Banyak pemimpin dunia mendukung proses unifikasi Korea secara damai, dalam hal ini secara tidak langsung formula unifikasi Korea Selatan mendapat banyak dukungan dari negara lain, terutama AS yang menghendaki komunisme di Korea Utara dapat dihilangkan. Bahkan Cina dan Rusia yang merupakan sekutu ideologis tidak banyak bertindak nyata untuk membela Korea Utara. China hanya saja seringkali menjadi lips service bagi kepentingan Korea Utara yang seringkali dinilai tidak realistis. Oleh karena itu Korea Selatan harus terus menjalankan usahanya baik secara langsung maupun tidak langsung untuk mendukung secara positif terhadap kebijakan unifikasi damai.
Hingga saat ini dan ke depan, banyak yang masih skeptis terhadap terwujudnya unifikasi di Korea karena memang terdapat perbedaan yang sangat mendasar yang belum dapat disatukan dan akan terus seperti ini jika tensi kedua negara terus tidak mau kalah. Korea Utara yang dalam hal ini terus bersikap provokatis terhadap Korea Selatan karena tidak menyukai keberadaan militer AS di Korea Selatan yang dirasa menghambat terwujudnya konfederasi Korea.
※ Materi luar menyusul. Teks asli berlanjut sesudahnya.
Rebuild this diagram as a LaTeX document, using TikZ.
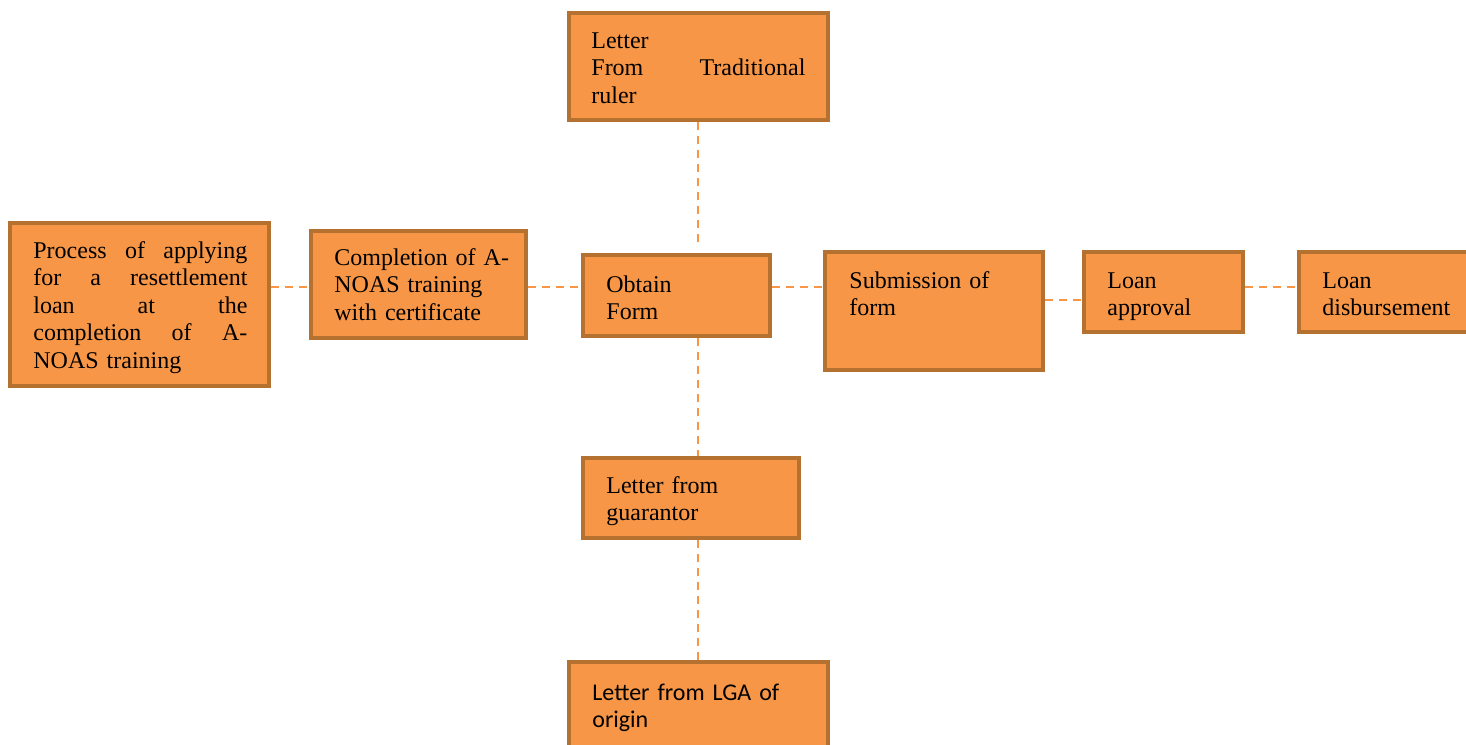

Disisi lain, Korea Selatan yang banyak mendapatkan dukungan internasional mengganggap keberadaan tentara AS bermaksud untuk mewujudkan keadilan dan kestabilan di dua wilayah yang rawan konflik sehingga kecil kemungkinan Korea Selatan melepaskan AS dari teritorinya. Mungkin jalan keluarnya bisa melalui restrukturisasi total pemerintahan salah satu negara Korea yang mana dalam hal ini harus ada reformasi dari lapisan tertinggi hingga lapisan terendah termasuk menggulingkan pemimpin yang ada dan ideologinya atau terus diadakan upaya diplomasi dengan tawaran-tawaran tertentu yang sekiranya akan paling tidak, tidak merugikan kedua belah pihak. Meski dalam kenyataannya hal ini tidak mudah dilakukan, hal ini tetaplah solusi terbaik daripada perang.
Referensi Tjeng, Lie Tek. 1977. Studi Wilayah Pada Umumnya Asia Timur Pada Khususnya. Bandung : Penerbit Alumni.